CFTC Commissioner O’Malia raises concerns on who is, who isn’t a swap dealer; the “scarlet” SD.
The rules need to be clearer on who is and who isn’t a swap dealer. That’s the message from Commissioner Scott O’Malia of the Commodity Futures Trading Commission (CFTC), who spoke at the agency’s “Sixth Series of Proposed Rulemakings” Wednesday. He feared that the rules as they stand could sweep many more end users than intended into the category, giving them the swap dealer label — the initials of which he called “scarlet letters.”
Earlier the CFTC had released rules “further defining” swap dealers. The proposed rules are almost an exact match of those contained in the Dodd-Frank Act. The rules from the CFTC define the term “swap dealer” as any person who:
- holds itself out as a dealer in swaps,
- makes a market in swaps,
- regularly enters into swaps with counterparties as an ordinary course of business for its own account, or
- engages in activity causing itself to be commonly known in the trade as a dealer or market- maker in swaps.
But Mr. O’Malia felt these were too broad. “I have concerns that many end users will be unintentionally swept up in the dealer definition and be subject to significantly higher costs to hedge their commercial risk,” he said in his remarks.
Mr. O’Malia went on to commend CFTC staff for their attempts to define dealers “based on the limited statutory direction.” Nonetheless, he said he would have like to see a more thorough discussion of the rules so that end users have a clear understanding of them. “They need to know whether or not their bilateral swaps activities will cross the line and earn them the dreaded scarlet letters ‘SD’ for swap dealer.”
To make sure this doesn’t happen, he encourages market participants to comment on the proposal “establishing what I perceive as a very limited de minimis standard for swap dealing conduct that will result in few exemptions.”
After reviewing the public comments, Mr.
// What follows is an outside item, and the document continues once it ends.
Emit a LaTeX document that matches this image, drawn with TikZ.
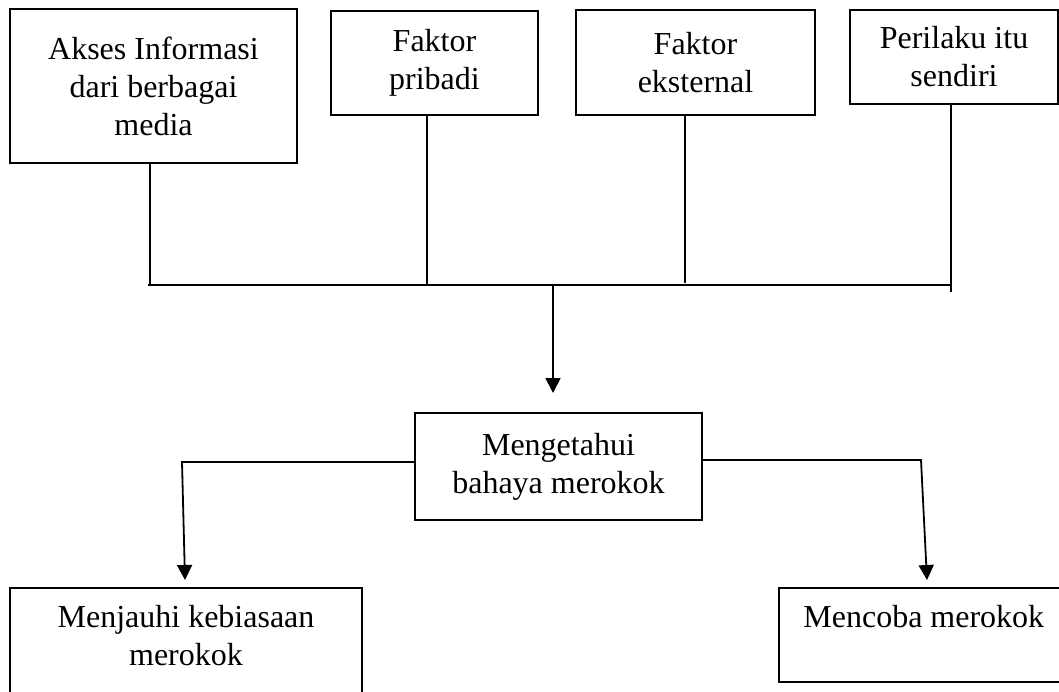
\documentclass[tikz,border=0pt]{standalone}
\usepackage{fontspec}
\setmainfont{Liberation Serif}
\usetikzlibrary{arrows.meta}

\tikzset{
  box/.style={draw, line width=0.6pt, align=center, inner sep=0pt},
  txt/.style={align=center, inner sep=0pt},
  link/.style={line width=0.7pt},
  arr/.style={line width=0.9pt, -{Triangle[length=7.5pt,width=7.5pt]}}
}

\begin{document}
\begin{tikzpicture}[x=0.5pt, y=-0.5pt, font=\fontsize{16}{19}\selectfont]
\useasboundingbox (0,0) rectangle (1059,691);

% Faktor-faktor
\node[box, minimum width=143.5pt, minimum height=77pt] (akses) at (153.5,86) {Akses Informasi\\dari berbagai\\media};
\node[box, minimum width=103.5pt, minimum height=52pt] (pribadi) at (434.5,63) {Faktor\\pribadi};
\node[box, minimum width=119.5pt, minimum height=52.5pt] (eksternal) at (695.5,62.5) {Faktor\\eksternal};
\node[box, minimum width=104pt, minimum height=47pt] (perilaku) at (954,57) {Perilaku itu\\sendiri};

% Garis penghubung
\coordinate (j1) at (150,285);
\coordinate (j2) at (427,285);
\coordinate (j3) at (685,283);
\coordinate (j4) at (951,292);
\coordinate (barL) at (148,285);
\coordinate (barR) at (952,285);
\coordinate (barM) at (553,285);
\coordinate (tipM) at (553,393);
\draw[link] (j1 |- akses.south) -- (j1);
\draw[link] (j2 |- pribadi.south) -- (j2);
\draw[link] (j3 |- eksternal.south) -- (j3);
\draw[link] (j4 |- perilaku.south) -- (j4);
\draw[link] (barL) -- (barR);
\draw[arr] (barM) -- (tipM);

% Pengetahuan
\node[box, minimum width=143.5pt, minimum height=53.5pt] (mengetahui) at (558.5,466.5) {Mengetahui\\bahaya merokok};

% Cabang
\coordinate (cl) at (182,462);
\coordinate (tl) at (185,580);
\coordinate (cr) at (921,460);
\coordinate (tr) at (927,580);
\draw[arr] (mengetahui.west |- cl) -- (cl) -- (tl);
\draw[arr] (mengetahui.east |- cr) -- (cr) -- (tr);

% Hasil
\node[box, minimum width=176pt, minimum height=56pt] (menjauhi) at (186,644) {};
\node[txt, anchor=north] (menjauhiT) at (186,605) {Menjauhi kebiasaan\\merokok};
\node[box, minimum width=145.5pt, minimum height=47pt] (mencoba) at (924.5,635) {};
\node[txt, anchor=north west] (mencobaT) at (803,605) {Mencoba merokok};
\end{tikzpicture}
\end{document}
O’Malia said he hoped the final swap dealer rule would be “significantly improved” by providing end users “greater specificity to the dealer definition, and considerably narrowing the definition to focus only on those entities that perform traditional dealer roles.”
This public comment period would effectively delay this particular set of rulemakings, which the CFTC was willing to do (although they are still required to be finished with all rules by July 2011). But the delay in this case was necessary, Mr. O’Malia said. “I believe, at the end of the day, the draft proposal will be better informed after receiving public input prior to publication of the draft proposal.”